Figure scripts:
>>

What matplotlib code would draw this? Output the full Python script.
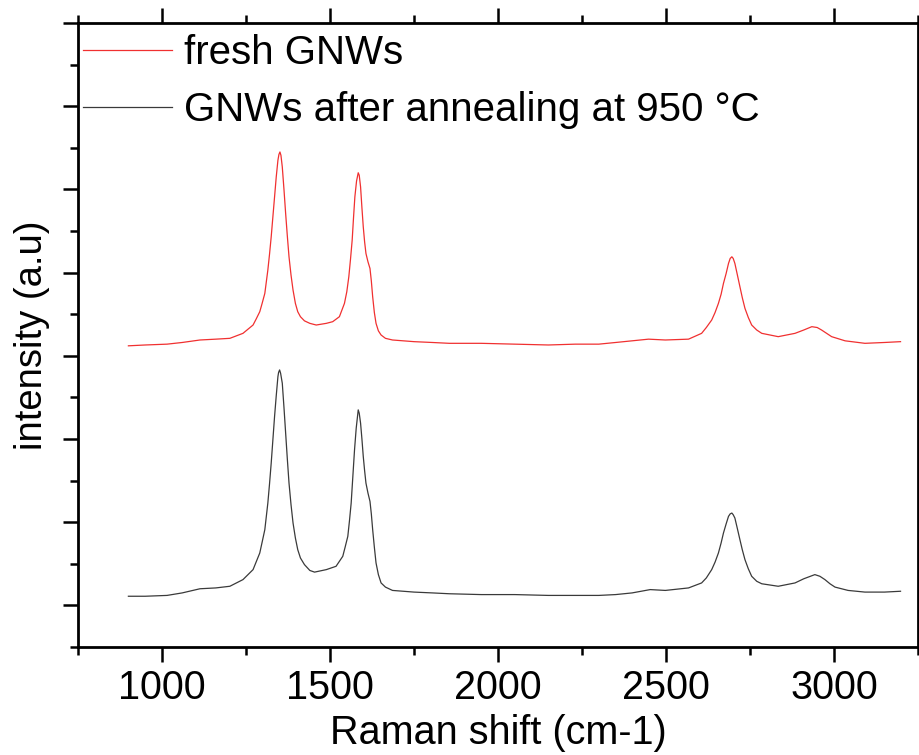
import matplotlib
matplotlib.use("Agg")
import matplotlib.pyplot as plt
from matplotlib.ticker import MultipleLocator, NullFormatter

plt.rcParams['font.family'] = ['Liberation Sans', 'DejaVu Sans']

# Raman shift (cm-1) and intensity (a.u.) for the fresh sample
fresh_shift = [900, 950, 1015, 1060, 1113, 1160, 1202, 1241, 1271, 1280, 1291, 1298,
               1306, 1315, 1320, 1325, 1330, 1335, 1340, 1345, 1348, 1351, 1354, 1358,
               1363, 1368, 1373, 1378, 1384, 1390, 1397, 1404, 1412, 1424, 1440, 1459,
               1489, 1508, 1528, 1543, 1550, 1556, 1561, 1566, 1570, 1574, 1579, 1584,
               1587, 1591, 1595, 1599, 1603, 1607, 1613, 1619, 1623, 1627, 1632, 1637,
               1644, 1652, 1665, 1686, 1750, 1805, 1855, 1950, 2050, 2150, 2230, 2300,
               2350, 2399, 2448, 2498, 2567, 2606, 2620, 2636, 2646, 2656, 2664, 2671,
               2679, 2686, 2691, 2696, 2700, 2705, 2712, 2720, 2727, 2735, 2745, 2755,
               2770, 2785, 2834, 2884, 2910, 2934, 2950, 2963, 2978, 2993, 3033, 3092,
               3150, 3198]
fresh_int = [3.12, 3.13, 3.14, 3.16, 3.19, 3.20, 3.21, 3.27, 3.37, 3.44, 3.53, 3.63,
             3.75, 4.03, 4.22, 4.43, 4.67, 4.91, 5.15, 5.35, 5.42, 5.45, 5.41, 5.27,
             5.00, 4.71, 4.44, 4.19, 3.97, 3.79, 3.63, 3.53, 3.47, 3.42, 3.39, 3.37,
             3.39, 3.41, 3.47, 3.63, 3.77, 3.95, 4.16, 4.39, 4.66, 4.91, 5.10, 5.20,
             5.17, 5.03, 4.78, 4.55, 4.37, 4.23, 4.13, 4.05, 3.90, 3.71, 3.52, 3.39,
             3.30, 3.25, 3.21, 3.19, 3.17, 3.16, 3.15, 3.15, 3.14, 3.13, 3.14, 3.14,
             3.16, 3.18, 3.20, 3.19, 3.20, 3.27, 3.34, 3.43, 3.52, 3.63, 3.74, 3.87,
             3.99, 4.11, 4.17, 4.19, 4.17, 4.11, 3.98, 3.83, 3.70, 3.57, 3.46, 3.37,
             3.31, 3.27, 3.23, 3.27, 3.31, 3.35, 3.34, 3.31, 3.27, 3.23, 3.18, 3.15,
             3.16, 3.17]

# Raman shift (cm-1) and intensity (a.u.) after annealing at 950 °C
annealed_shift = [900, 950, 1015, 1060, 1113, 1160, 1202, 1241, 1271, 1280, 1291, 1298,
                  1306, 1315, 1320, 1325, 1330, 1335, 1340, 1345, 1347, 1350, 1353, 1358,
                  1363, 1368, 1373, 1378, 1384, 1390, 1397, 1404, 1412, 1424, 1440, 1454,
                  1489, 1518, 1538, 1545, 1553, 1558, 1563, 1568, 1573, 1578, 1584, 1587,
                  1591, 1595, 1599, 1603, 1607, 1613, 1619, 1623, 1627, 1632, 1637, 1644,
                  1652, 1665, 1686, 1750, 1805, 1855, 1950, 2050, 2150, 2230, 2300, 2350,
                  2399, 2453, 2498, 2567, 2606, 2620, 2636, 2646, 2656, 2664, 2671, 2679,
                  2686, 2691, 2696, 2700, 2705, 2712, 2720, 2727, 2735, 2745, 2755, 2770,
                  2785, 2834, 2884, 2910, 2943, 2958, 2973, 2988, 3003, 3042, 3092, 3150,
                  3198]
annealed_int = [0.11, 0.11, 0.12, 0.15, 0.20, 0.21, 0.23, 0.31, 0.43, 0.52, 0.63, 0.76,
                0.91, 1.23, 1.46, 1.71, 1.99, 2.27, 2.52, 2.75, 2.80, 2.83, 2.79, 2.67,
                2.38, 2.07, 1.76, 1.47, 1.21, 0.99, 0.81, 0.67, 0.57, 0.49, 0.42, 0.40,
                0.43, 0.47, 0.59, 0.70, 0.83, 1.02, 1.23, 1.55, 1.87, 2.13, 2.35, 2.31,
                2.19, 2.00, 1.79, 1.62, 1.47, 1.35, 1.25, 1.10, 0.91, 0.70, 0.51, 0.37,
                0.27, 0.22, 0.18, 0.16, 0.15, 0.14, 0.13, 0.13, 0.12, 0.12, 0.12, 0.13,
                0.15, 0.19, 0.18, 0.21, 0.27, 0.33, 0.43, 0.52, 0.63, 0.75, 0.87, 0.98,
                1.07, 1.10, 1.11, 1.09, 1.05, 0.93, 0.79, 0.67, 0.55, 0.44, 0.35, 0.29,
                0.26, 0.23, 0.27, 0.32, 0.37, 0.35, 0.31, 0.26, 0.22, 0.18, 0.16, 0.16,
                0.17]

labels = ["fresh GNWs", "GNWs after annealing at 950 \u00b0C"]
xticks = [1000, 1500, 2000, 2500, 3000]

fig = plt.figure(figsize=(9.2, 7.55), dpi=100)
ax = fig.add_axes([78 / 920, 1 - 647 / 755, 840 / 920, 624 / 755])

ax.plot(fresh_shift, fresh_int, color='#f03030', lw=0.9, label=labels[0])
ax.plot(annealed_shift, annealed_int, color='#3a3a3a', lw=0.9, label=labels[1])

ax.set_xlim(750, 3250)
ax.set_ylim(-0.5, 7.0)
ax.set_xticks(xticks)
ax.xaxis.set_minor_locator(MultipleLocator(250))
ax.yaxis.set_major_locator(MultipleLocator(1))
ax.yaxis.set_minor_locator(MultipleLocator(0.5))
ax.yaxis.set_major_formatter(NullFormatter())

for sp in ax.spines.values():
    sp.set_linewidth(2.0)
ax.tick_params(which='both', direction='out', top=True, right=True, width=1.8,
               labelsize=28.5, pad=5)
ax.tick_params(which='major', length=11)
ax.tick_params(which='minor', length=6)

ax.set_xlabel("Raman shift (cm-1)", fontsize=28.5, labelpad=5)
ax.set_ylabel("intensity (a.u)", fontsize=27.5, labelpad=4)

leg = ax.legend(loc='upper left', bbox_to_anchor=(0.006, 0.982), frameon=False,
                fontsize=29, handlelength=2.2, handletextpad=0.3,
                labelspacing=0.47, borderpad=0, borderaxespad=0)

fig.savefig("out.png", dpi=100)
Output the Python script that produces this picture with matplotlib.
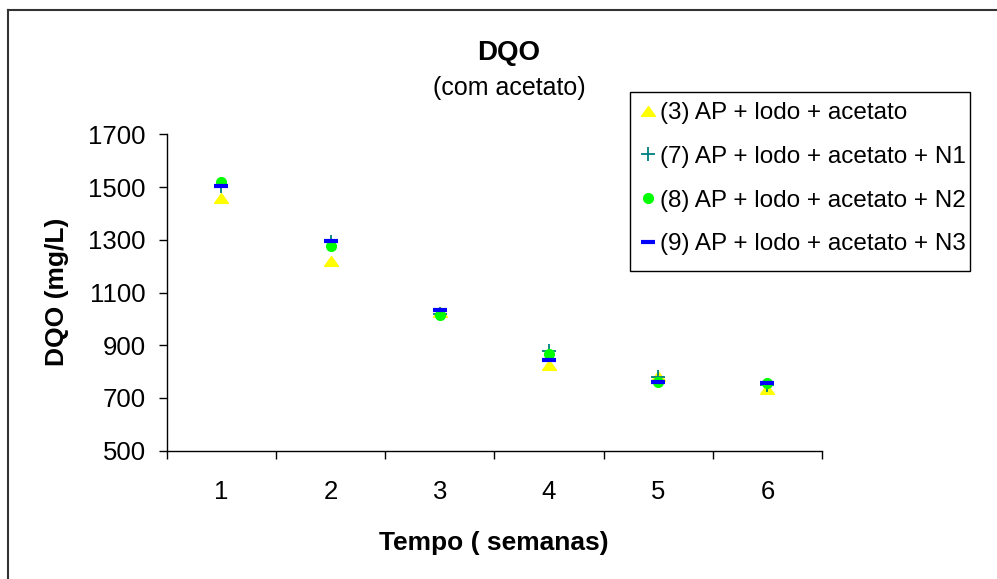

<<

WHAT IS NEEDED:
Can the lines from the start of the records through the line with "plt.rcParams['font.family'] = ['Liberation" be given again exactly, with the pictures left out?

EXERCISE OUTPUT:
What matplotlib code would draw this? Output the full Python script.
import matplotlib
matplotlib.use("Agg")
import matplotlib.pyplot as plt
from matplotlib.ticker import MultipleLocator, NullFormatter

plt.rcParams['font.family'] = ['Liberation Sans', 'DejaVu Sans']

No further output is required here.